Moving on, White House style, we are now confronting the prospect of tax reform. I suppose that those of us who cringe whenever we hear a Republican use the phrase “tax reform” ought take some comfort from the obvious disarray in right wing policy circles. Tax reform is already looking like a re-run of health care reform. We all know that Republicans never actually mean “reform” they always mean “cut”, but there are hopeful signs this time through the process. Perhaps reform is a possibility.

Maybe not.

The problem with being an utter incompetent when it comes to sophisticated governance is that complicated stuff is, well, complicated. You can’t just go and bully a few people and get what you want. Tax reform is a complicated problem, especially so in America’s antiquated legislative milieu. There are so many opportunities for well-healed interest groups to twist legislation into the kind of contorted, incomprehensible, and special interest pandering mess that is our current tax system. Untwisting the tax pretzel will require deft, well informed, and strategically driven legislative leadership. Which is not, I think, a key asset of Trump. He is more of an ill informed, inept, elephant of a negotiator whose primary skill is to threaten or cajole, and who then quits abruptly if he can’t get his own way quickly.

Such was his approach on health care. And so far such is his approach on tax reform.

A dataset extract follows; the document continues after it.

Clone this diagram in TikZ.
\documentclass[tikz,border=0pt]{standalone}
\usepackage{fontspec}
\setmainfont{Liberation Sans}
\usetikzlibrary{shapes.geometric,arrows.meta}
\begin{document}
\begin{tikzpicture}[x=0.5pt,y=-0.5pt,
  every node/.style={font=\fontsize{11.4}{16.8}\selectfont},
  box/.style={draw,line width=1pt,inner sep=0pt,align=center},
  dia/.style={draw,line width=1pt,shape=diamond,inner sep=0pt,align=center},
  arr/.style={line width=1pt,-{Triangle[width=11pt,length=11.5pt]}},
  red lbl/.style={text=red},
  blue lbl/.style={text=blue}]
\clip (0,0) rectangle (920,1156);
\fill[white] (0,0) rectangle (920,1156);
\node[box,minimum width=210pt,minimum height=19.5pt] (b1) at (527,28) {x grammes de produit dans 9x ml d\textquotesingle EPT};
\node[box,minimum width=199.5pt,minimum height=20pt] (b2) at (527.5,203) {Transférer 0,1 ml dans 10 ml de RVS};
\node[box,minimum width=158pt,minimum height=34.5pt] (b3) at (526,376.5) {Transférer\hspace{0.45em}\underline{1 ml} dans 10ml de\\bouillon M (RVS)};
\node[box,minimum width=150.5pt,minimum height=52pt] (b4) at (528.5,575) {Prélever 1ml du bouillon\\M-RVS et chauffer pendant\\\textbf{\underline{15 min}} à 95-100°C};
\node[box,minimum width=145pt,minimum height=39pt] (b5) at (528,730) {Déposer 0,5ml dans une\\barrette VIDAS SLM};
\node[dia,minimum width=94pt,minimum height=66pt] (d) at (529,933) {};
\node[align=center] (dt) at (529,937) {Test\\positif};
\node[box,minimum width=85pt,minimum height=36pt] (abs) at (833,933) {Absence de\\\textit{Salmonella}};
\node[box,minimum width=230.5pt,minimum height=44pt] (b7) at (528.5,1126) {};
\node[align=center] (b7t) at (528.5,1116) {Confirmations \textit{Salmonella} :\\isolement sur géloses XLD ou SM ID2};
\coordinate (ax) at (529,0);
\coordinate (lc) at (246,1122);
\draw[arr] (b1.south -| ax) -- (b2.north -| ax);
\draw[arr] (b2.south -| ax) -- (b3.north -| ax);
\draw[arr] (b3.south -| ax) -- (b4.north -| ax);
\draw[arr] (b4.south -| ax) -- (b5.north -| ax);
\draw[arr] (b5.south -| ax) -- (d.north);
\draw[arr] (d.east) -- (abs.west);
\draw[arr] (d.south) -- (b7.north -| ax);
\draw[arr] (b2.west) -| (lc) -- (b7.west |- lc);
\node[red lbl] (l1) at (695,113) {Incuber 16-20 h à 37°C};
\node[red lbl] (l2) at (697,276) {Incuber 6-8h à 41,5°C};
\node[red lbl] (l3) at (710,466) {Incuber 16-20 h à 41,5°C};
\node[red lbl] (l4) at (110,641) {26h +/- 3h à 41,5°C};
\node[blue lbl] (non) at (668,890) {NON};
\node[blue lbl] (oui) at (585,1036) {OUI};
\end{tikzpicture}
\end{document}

What do we know about the great Trump tax cut?

Not much.

As usual is seems to be a made-for-headlines artifact rather than an actual policy. We don’t know who is working on it, although this weekend our Treasury Secretary appeared to know something about the plan because he told an IMF conference that the plan would involve some short term budget busting. That’s alright though because he assured everyone that in the long term the tax cuts would pay for themselves.

What’s the correct way to react to this absurdity?

OMG!?

Apparently there are no grown ups in the modern Republican party. They keep trotting out the drivel that tax cuts “pay for themselves”. Which they do only in right wing fantasy land. Here on earth: not so much. This is not even controversial. Look at the Reagan and Bush tax cuts and then take a look at the [modest] Clinton tax increase. Investment failed to budge after the tax decreases, economic growth didn’t get a jolt, and the tax cuts simply piled up Federal deficits. Conversely, or perversely depending on your point of view, everything perked up nicely after the tax increases. So we have actual, real-life evidence: tax cuts do not pay for themselves. The fact that we have to to say this is depressing. Facts matter.

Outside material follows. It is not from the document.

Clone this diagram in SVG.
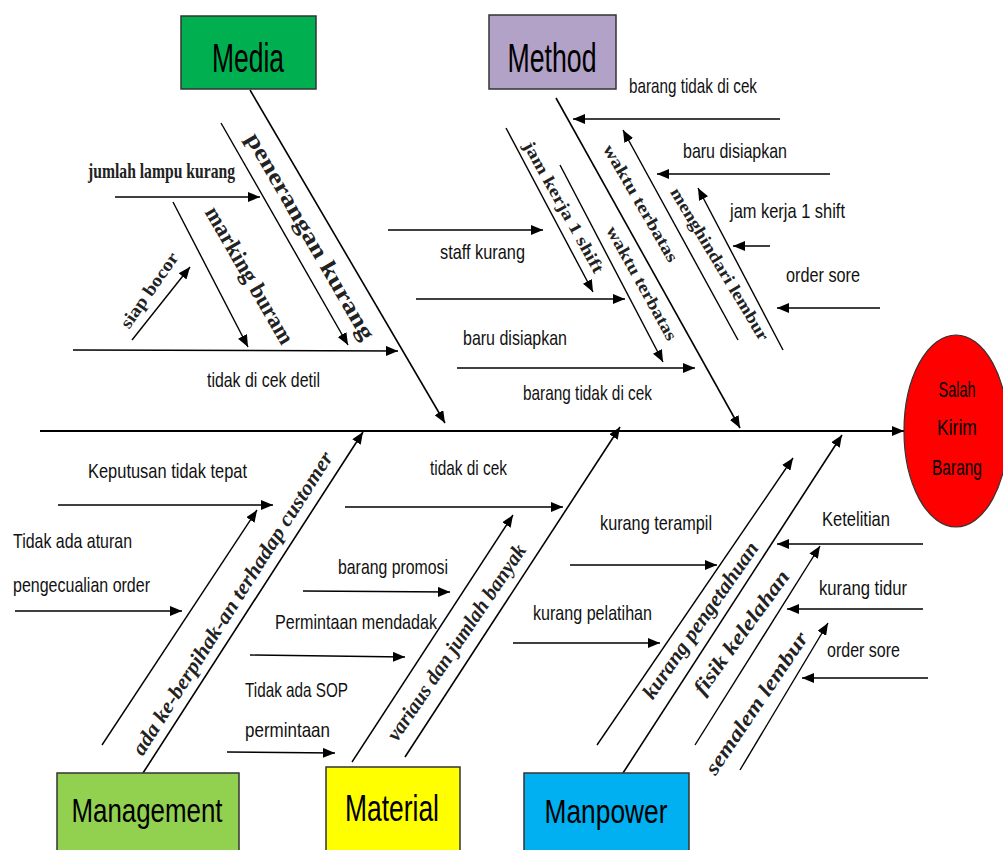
<svg xmlns="http://www.w3.org/2000/svg" width="1003" height="850" viewBox="0 0 1003 850">
<defs>
<marker id="ah" viewBox="0 0 12 10" refX="12" refY="5" markerWidth="12" markerHeight="10" markerUnits="userSpaceOnUse" orient="auto"><path d="M0,0 L12,5 L0,10 z" fill="#000"/></marker>
<style>
.ln{stroke:#000;stroke-width:1.4;fill:none;marker-end:url(#ah)}
.bone{stroke:#000;stroke-width:1.6;fill:none;marker-end:url(#ah)}
.lb{font-family:"Liberation Sans",Arial,sans-serif;font-size:21px;fill:#111}
.rl{font-family:"Liberation Serif","Times New Roman",serif;font-weight:bold;fill:#222}
.ri{font-family:"Liberation Serif","Times New Roman",serif;font-weight:bold;font-style:italic;font-size:21px;fill:#222}
.box{stroke:#333;stroke-width:1.5}
.bt{font-family:"Liberation Sans",Arial,sans-serif;fill:#000;text-anchor:middle}
</style>
</defs>
<rect width="1003" height="850" fill="#fff"/>

<g id="connectors">
<line class="bone" x1="40" y1="431" x2="904" y2="431" style="stroke-width:2"/>
<line class="bone" x1="250" y1="90" x2="445" y2="423"/>
<line class="bone" x1="556" y1="98" x2="740" y2="428"/>
<line class="bone" x1="143" y1="773" x2="363" y2="432"/>
<line class="bone" x1="405" y1="757" x2="620" y2="427"/>
<line class="bone" x1="623" y1="773" x2="842" y2="435"/>
<!-- Media -->
<line class="ln" x1="221" y1="123" x2="348" y2="345"/>
<line class="ln" x1="115" y1="197" x2="260" y2="197"/>
<line class="ln" x1="173" y1="202" x2="248" y2="347"/>
<line class="ln" x1="132" y1="340" x2="190" y2="267"/>
<line class="ln" x1="73" y1="350" x2="398" y2="351"/>
<!-- Method -->
<line class="ln" x1="780" y1="119" x2="573" y2="119"/>
<line class="ln" x1="738" y1="340" x2="623" y2="130"/>
<line class="ln" x1="830" y1="174" x2="657" y2="174"/>
<line class="ln" x1="783" y1="350" x2="698" y2="188"/>
<line class="ln" x1="770" y1="246" x2="733" y2="246"/>
<line class="ln" x1="880" y1="308" x2="777" y2="308"/>
<line class="ln" x1="506" y1="128" x2="593" y2="292"/>
<line class="ln" x1="560" y1="165" x2="663" y2="362"/>
<line class="ln" x1="388" y1="230" x2="543" y2="230"/>
<line class="ln" x1="416" y1="299" x2="625" y2="299"/>
<line class="ln" x1="457" y1="368" x2="695" y2="368"/>
<!-- Management -->
<line class="ln" x1="102" y1="745" x2="257" y2="510"/>
<line class="ln" x1="58" y1="505" x2="273" y2="505"/>
<line class="ln" x1="15" y1="611" x2="182" y2="611"/>
<!-- Material -->
<line class="ln" x1="352" y1="762" x2="513" y2="515"/>
<line class="ln" x1="345" y1="507" x2="563" y2="507"/>
<line class="ln" x1="303" y1="591" x2="450" y2="592"/>
<line class="ln" x1="250" y1="655" x2="405" y2="657"/>
<line class="ln" x1="227" y1="752" x2="335" y2="753"/>
<!-- Manpower -->
<line class="ln" x1="597" y1="745" x2="793" y2="458"/>
<line class="ln" x1="695" y1="745" x2="820" y2="546"/>
<line class="ln" x1="740" y1="770" x2="828" y2="623"/>
<line class="ln" x1="923" y1="544" x2="777" y2="544"/>
<line class="ln" x1="923" y1="609" x2="787" y2="609"/>
<line class="ln" x1="928" y1="678" x2="802" y2="678"/>
<line class="ln" x1="570" y1="565" x2="717" y2="565"/>
<line class="ln" x1="513" y1="643" x2="660" y2="643"/>
</g>

<g id="labels">
<text class="rl" font-size="21" x="88" y="178" textLength="147" lengthAdjust="spacingAndGlyphs">jumlah lampu kurang</text>
<text class="rl" font-size="23" text-anchor="middle" dy="0.35em" transform="translate(311,236) rotate(60)" textLength="235" lengthAdjust="spacingAndGlyphs">penerangan kurang</text>
<text class="rl" font-size="23" text-anchor="middle" dy="0.35em" transform="translate(250,275) rotate(60)" textLength="155" lengthAdjust="spacingAndGlyphs">marking buram</text>
<text class="rl" font-size="18" text-anchor="middle" dy="0.35em" transform="translate(149,290) rotate(-55)" textLength="88" lengthAdjust="spacingAndGlyphs">siap bocor</text>
<text class="lb" x="207" y="387" textLength="113" lengthAdjust="spacingAndGlyphs">tidak di cek detil</text>

<text class="lb" x="629" y="93" textLength="128" lengthAdjust="spacingAndGlyphs">barang tidak di cek</text>
<text class="lb" x="683" y="158" textLength="104" lengthAdjust="spacingAndGlyphs">baru disiapkan</text>
<text class="lb" x="730" y="218" textLength="115" lengthAdjust="spacingAndGlyphs">jam kerja 1 shift</text>
<text class="lb" x="786" y="282" textLength="74" lengthAdjust="spacingAndGlyphs">order sore</text>
<text class="lb" x="440" y="259" textLength="85" lengthAdjust="spacingAndGlyphs">staff kurang</text>
<text class="lb" x="463" y="345" textLength="104" lengthAdjust="spacingAndGlyphs">baru disiapkan</text>
<text class="lb" x="523" y="400" textLength="129" lengthAdjust="spacingAndGlyphs">barang tidak di cek</text>
<text class="rl" font-size="17" text-anchor="middle" dy="0.35em" transform="translate(564,207) rotate(61)" textLength="148" lengthAdjust="spacingAndGlyphs">jam kerja  1  shift</text>
<text class="rl" font-size="17" text-anchor="middle" dy="0.35em" transform="translate(642,283) rotate(61)" textLength="128" lengthAdjust="spacingAndGlyphs">waktu terbatas</text>
<text class="rl" font-size="17" text-anchor="middle" dy="0.35em" transform="translate(641,203) rotate(60)" textLength="133" lengthAdjust="spacingAndGlyphs">waktu terbatas</text>
<text class="rl" font-size="17" text-anchor="middle" dy="0.35em" transform="translate(720,264) rotate(59)" textLength="175" lengthAdjust="spacingAndGlyphs">menghindari lembur</text>

<text class="lb" x="88" y="478" textLength="159" lengthAdjust="spacingAndGlyphs">Keputusan tidak tepat</text>
<text class="lb" x="13" y="548" textLength="119" lengthAdjust="spacingAndGlyphs">Tidak ada aturan</text>
<text class="lb" x="13" y="592" textLength="137" lengthAdjust="spacingAndGlyphs">pengecualian order</text>
<text class="ri" text-anchor="middle" dy="0.35em" transform="translate(232,603) rotate(-57.5)" textLength="355" lengthAdjust="spacingAndGlyphs">ada ke-berpihak-an terhadap customer</text>

<text class="lb" x="430" y="475" textLength="77" lengthAdjust="spacingAndGlyphs">tidak di cek</text>
<text class="lb" x="338" y="574" textLength="110" lengthAdjust="spacingAndGlyphs">barang promosi</text>
<text class="lb" x="275" y="629" textLength="162" lengthAdjust="spacingAndGlyphs">Permintaan mendadak</text>
<text class="lb" x="245" y="697" textLength="103" lengthAdjust="spacingAndGlyphs">Tidak ada SOP</text>
<text class="lb" x="245" y="737" textLength="85" lengthAdjust="spacingAndGlyphs">permintaan</text>
<text class="ri" text-anchor="middle" dy="0.35em" transform="translate(456,642) rotate(-56)" textLength="232" lengthAdjust="spacingAndGlyphs">variaus dan jumlah banyak</text>

<text class="lb" x="600" y="530" textLength="112" lengthAdjust="spacingAndGlyphs">kurang terampil</text>
<text class="lb" x="533" y="620" textLength="119" lengthAdjust="spacingAndGlyphs">kurang pelatihan</text>
<text class="lb" x="822" y="526" textLength="68" lengthAdjust="spacingAndGlyphs">Ketelitian</text>
<text class="lb" x="819" y="595" textLength="88" lengthAdjust="spacingAndGlyphs">kurang tidur</text>
<text class="lb" x="827" y="657" textLength="73" lengthAdjust="spacingAndGlyphs">order sore</text>
<text class="ri" text-anchor="middle" dy="0.35em" transform="translate(700,620) rotate(-55)" textLength="186" lengthAdjust="spacingAndGlyphs">kurang pengetahuan</text>
<text class="ri" text-anchor="middle" dy="0.35em" transform="translate(741,632) rotate(-54)" textLength="148" lengthAdjust="spacingAndGlyphs">fisik kelelahan</text>
<text class="ri" text-anchor="middle" dy="0.35em" transform="translate(756,703) rotate(-56)" textLength="167" lengthAdjust="spacingAndGlyphs">semalem lembur</text>
</g>

<g id="media">
<rect class="box" x="181" y="16" width="135" height="73" fill="#00b050"/>
<text class="bt" x="248" y="72" font-size="40" textLength="72" lengthAdjust="spacingAndGlyphs">Media</text>
</g>
<g id="method">
<rect class="box" x="489" y="15" width="127" height="74" fill="#b2a2c7"/>
<text class="bt" x="552" y="72" font-size="40" textLength="89" lengthAdjust="spacingAndGlyphs">Method</text>
</g>
<g id="management">
<rect class="box" x="57" y="773" width="182" height="85" fill="#92d050"/>
<text class="bt" x="147" y="822" font-size="34" textLength="151" lengthAdjust="spacingAndGlyphs">Management</text>
</g>
<g id="material">
<rect class="box" x="326" y="767" width="134" height="91" fill="#ffff00"/>
<text class="bt" x="392" y="821" font-size="37" textLength="94" lengthAdjust="spacingAndGlyphs">Material</text>
</g>
<g id="manpower">
<rect class="box" x="524" y="773" width="165" height="85" fill="#00b0f0"/>
<text class="bt" x="606" y="823" font-size="34" textLength="123" lengthAdjust="spacingAndGlyphs">Manpower</text>
</g>
<g id="head">
<ellipse cx="956" cy="431" rx="52" ry="96" fill="#ff0000" stroke="#333" stroke-width="1.2"/>
<text class="bt" x="957" y="397" font-size="22" textLength="37" lengthAdjust="spacingAndGlyphs" fill="#222">Salah</text>
<text class="bt" x="957" y="435" font-size="22" textLength="40" lengthAdjust="spacingAndGlyphs" fill="#222">Kirim</text>
<text class="bt" x="957" y="475" font-size="22" textLength="50" lengthAdjust="spacingAndGlyphs" fill="#222">Barang</text>
</g>
</svg>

But it does give us insight into Trump world.

He, and his key advisors, seem to live in a fact fchallenged time warp where current or contemporary is defined as anything in vogue in Reagan era Republican thinking. Subsequent history and evidence is simply either ignored or never taken on board to begin with.

Its all very old fashioned and increasingly irrelevant in our new economy.

Trump is fighting a modern policy war with the equivalent, not of the old Maginot line, but with something much earlier. He seems to live in a different era and is remarkably ill-informed about the modern economy. His tax plan, what we know of it, reflects his obsolescence.

Do we need to worry?

Of course. Trump is a Clouseau clown bumbling about but with a difference: he might actually break something important. Worse: he doesn’t know enough to know if he’s breaking something.

Then again, maybe we don’t need to worry: Trump hasn’t — still — filled any of the key tax policy positions in the Treasury Department. Presumably this is because he thinks it isn’t complicated and so he doesn’t need thoughtful advice or analysis.

Or maybe he simply doesn’t know those positions exist.

Or something.

You can get quite a headache trying to explain Trump. It’s probably safer not to try.